Task objective:
Write out the material exactly, without any of its pictures.
-- Begin --
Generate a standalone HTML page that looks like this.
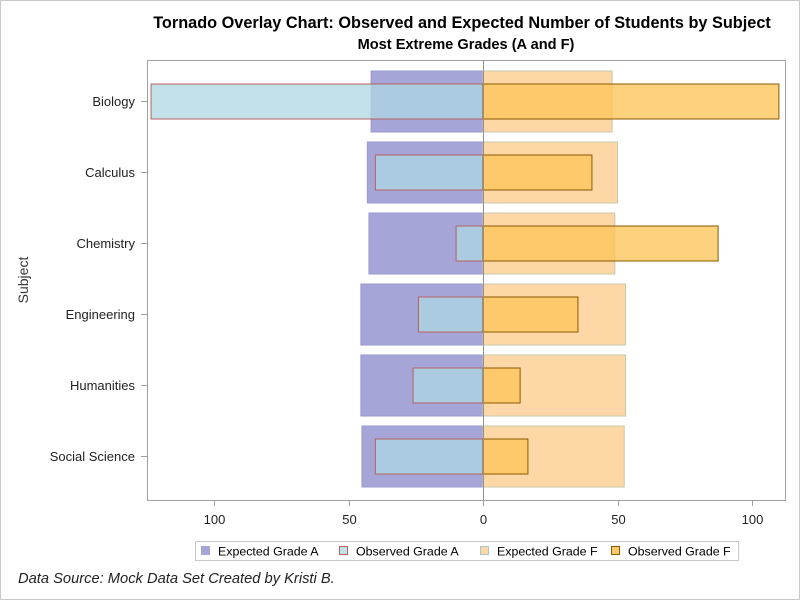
<!DOCTYPE html>
<html><head><meta charset="utf-8"><style>
body{margin:0;background:#fff;font-family:"Liberation Sans",sans-serif}
#wrap{position:relative;width:800px;height:600px;overflow:hidden}
</style></head><body>
<div id="wrap">
<svg id="svg" width="800" height="600" xmlns="http://www.w3.org/2000/svg">
<rect x="0.5" y="0.5" width="799" height="599" fill="#fff" stroke="#c8c8c8"/>
<text x="462" y="28" text-anchor="middle" font-size="16.3" font-weight="bold">Tornado Overlay Chart: Observed and Expected Number of Students by Subject</text>
<text x="466" y="49" text-anchor="middle" font-size="14.6" font-weight="bold">Most Extreme Grades (A and F)</text>
<g id="plot"></g>
<text x="28" y="280" text-anchor="middle" font-size="14" fill="#333" transform="rotate(-90 28 280)">Subject</text>
<g>
<rect x="195.5" y="541.5" width="543" height="19" fill="#fff" stroke="#c8c8c8"/>
<rect x="201" y="546" width="9" height="9" fill="#a5a5d8"/>
<text x="218" y="555.5" font-size="12.4">Expected Grade A</text>
<rect x="339.5" y="546.5" width="8" height="8" fill="#c2e2ea" stroke="#b86060"/>
<text x="356" y="555.5" font-size="12.4">Observed Grade A</text>
<rect x="480.5" y="546.5" width="8" height="8" fill="#fed7a6" stroke="#a8c8c8"/>
<text x="497" y="555.5" font-size="12.4">Expected Grade F</text>
<rect x="611.5" y="546.5" width="8" height="8" fill="#fec96a" stroke="#8b5a00"/>
<text x="628" y="555.5" font-size="12.4">Observed Grade F</text>
</g>
<text x="18" y="583" font-size="14.7" font-style="italic" fill="#222">Data Source: Mock Data Set Created by Kristi B.</text>
</svg>
</div>
<script>
const categories=["Biology","Calculus","Chemistry","Engineering","Humanities","Social Science"];
const expectedA=[41.6,43,42.4,45.4,45.4,45];
const observedA=[123.4,40,10,24,26,40];
const expectedF=[48,50,49,53,53,52.5];
const observedF=[110,40.5,87.4,35.3,13.8,16.7];
const xTicks=[-100,-50,0,50,100];
const xTickLabels=["100","50","0","50","100"];

const NS="http://www.w3.org/2000/svg";
const L=147,R=785,T=60,B=500,zeroX=483,pxPer=2.69;
const x=v=>zeroX+v*pxPer;
const yc=i=>101+i*71;
const g=document.getElementById('plot');
function mk(tag,attrs){const e=document.createElementNS(NS,tag);for(const k in attrs)e.setAttribute(k,attrs[k]);g.appendChild(e);return e;}
let e;
e=mk('rect',{x:L+0.5,y:T+0.5,width:R-L,height:B-T,fill:'none',stroke:'#a0a0a0'});


categories.forEach((c,i)=>{
  const y=yc(i);
  e=mk('rect',{x:x(-expectedA[i]),y:y-30,width:expectedA[i]*pxPer,height:61,fill:'#a5a5d8',stroke:'#9a9ad0'});
  
  
  e=mk('rect',{x:zeroX,y:y-30,width:expectedF[i]*pxPer,height:61,fill:'#fed7a6',stroke:'#c8c8a8'});
  
  
  e=mk('rect',{x:x(-observedA[i]),y:y-17,width:observedA[i]*pxPer,height:35,fill:'rgba(173,216,227,0.75)',stroke:'#b86060'});
  
  
  e=mk('rect',{x:zeroX,y:y-17,width:observedF[i]*pxPer,height:35,fill:'rgba(254,198,92,0.8)',stroke:'#8b5a00'});
  
  
  e=mk('line',{x1:L-6,x2:L,y1:y+0.5,y2:y+0.5,stroke:'#a0a0a0'});
  
  
  e=mk('text',{x:L-12,y:y+5,'text-anchor':'end','font-size':13,fill:'#222'});
  e.textContent=c;
  
  
});
e=mk('line',{x1:zeroX+0.5,x2:zeroX+0.5,y1:T,y2:B,stroke:'#909090'});


xTicks.forEach((t,i)=>{
  const px=Math.round(x(t))+0.5;
  e=mk('line',{x1:px,x2:px,y1:B,y2:B+6,stroke:'#a0a0a0'});
  
  
  e=mk('text',{x:px,y:B+24,'text-anchor':'middle','font-size':13,fill:'#222'});
  e.textContent=xTickLabels[i];
  
  
});
</script>
</body></html>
-- End --
Final result:
Generate a standalone HTML page that looks like this.
<!DOCTYPE html>
<html><head><meta charset="utf-8"><style>
body{margin:0;background:#fff;font-family:"Liberation Sans",sans-serif}
#wrap{position:relative;width:800px;height:600px;overflow:hidden}
</style></head><body>
<div id="wrap">
<svg id="svg" width="800" height="600" xmlns="http://www.w3.org/2000/svg">
<rect x="0.5" y="0.5" width="799" height="599" fill="#fff" stroke="#c8c8c8"/>
<text x="462" y="28" text-anchor="middle" font-size="16.3" font-weight="bold">Tornado Overlay Chart: Observed and Expected Number of Students by Subject</text>
<text x="466" y="49" text-anchor="middle" font-size="14.6" font-weight="bold">Most Extreme Grades (A and F)</text>
<g id="plot"></g>
<text x="28" y="280" text-anchor="middle" font-size="14" fill="#333" transform="rotate(-90 28 280)">Subject</text>
<g>
<rect x="195.5" y="541.5" width="543" height="19" fill="#fff" stroke="#c8c8c8"/>
<rect x="201" y="546" width="9" height="9" fill="#a5a5d8"/>
<text x="218" y="555.5" font-size="12.4">Expected Grade A</text>
<rect x="339.5" y="546.5" width="8" height="8" fill="#c2e2ea" stroke="#b86060"/>
<text x="356" y="555.5" font-size="12.4">Observed Grade A</text>
<rect x="480.5" y="546.5" width="8" height="8" fill="#fed7a6" stroke="#a8c8c8"/>
<text x="497" y="555.5" font-size="12.4">Expected Grade F</text>
<rect x="611.5" y="546.5" width="8" height="8" fill="#fec96a" stroke="#8b5a00"/>
<text x="628" y="555.5" font-size="12.4">Observed Grade F</text>
</g>
<text x="18" y="583" font-size="14.7" font-style="italic" fill="#222">Data Source: Mock Data Set Created by Kristi B.</text>
</svg>
</div>
<script>
const categories=["Biology","Calculus","Chemistry","Engineering","Humanities","Social Science"];
const expectedA=[41.6,43,42.4,45.4,45.4,45];
const observedA=[123.4,40,10,24,26,40];
const expectedF=[48,50,49,53,53,52.5];
const observedF=[110,40.5,87.4,35.3,13.8,16.7];
const xTicks=[-100,-50,0,50,100];
const xTickLabels=["100","50","0","50","100"];

const NS="http://www.w3.org/2000/svg";
const L=147,R=785,T=60,B=500,zeroX=483,pxPer=2.69;
const x=v=>zeroX+v*pxPer;
const yc=i=>101+i*71;
const g=document.getElementById('plot');
function mk(tag,attrs){const e=document.createElementNS(NS,tag);for(const k in attrs)e.setAttribute(k,attrs[k]);g.appendChild(e);return e;}
let e;
e=mk('rect',{x:L+0.5,y:T+0.5,width:R-L,height:B-T,fill:'none',stroke:'#a0a0a0'});


categories.forEach((c,i)=>{
  const y=yc(i);
  e=mk('rect',{x:x(-expectedA[i]),y:y-30,width:expectedA[i]*pxPer,height:61,fill:'#a5a5d8',stroke:'#9a9ad0'});
  
  
  e=mk('rect',{x:zeroX,y:y-30,width:expectedF[i]*pxPer,height:61,fill:'#fed7a6',stroke:'#c8c8a8'});
  
  
  e=mk('rect',{x:x(-observedA[i]),y:y-17,width:observedA[i]*pxPer,height:35,fill:'rgba(173,216,227,0.75)',stroke:'#b86060'});
  
  
  e=mk('rect',{x:zeroX,y:y-17,width:observedF[i]*pxPer,height:35,fill:'rgba(254,198,92,0.8)',stroke:'#8b5a00'});
  
  
  e=mk('line',{x1:L-6,x2:L,y1:y+0.5,y2:y+0.5,stroke:'#a0a0a0'});
  
  
  e=mk('text',{x:L-12,y:y+5,'text-anchor':'end','font-size':13,fill:'#222'});
  e.textContent=c;
  
  
});
e=mk('line',{x1:zeroX+0.5,x2:zeroX+0.5,y1:T,y2:B,stroke:'#909090'});


xTicks.forEach((t,i)=>{
  const px=Math.round(x(t))+0.5;
  e=mk('line',{x1:px,x2:px,y1:B,y2:B+6,stroke:'#a0a0a0'});
  
  
  e=mk('text',{x:px,y:B+24,'text-anchor':'middle','font-size':13,fill:'#222'});
  e.textContent=xTickLabels[i];
  
  
});
</script>
</body></html>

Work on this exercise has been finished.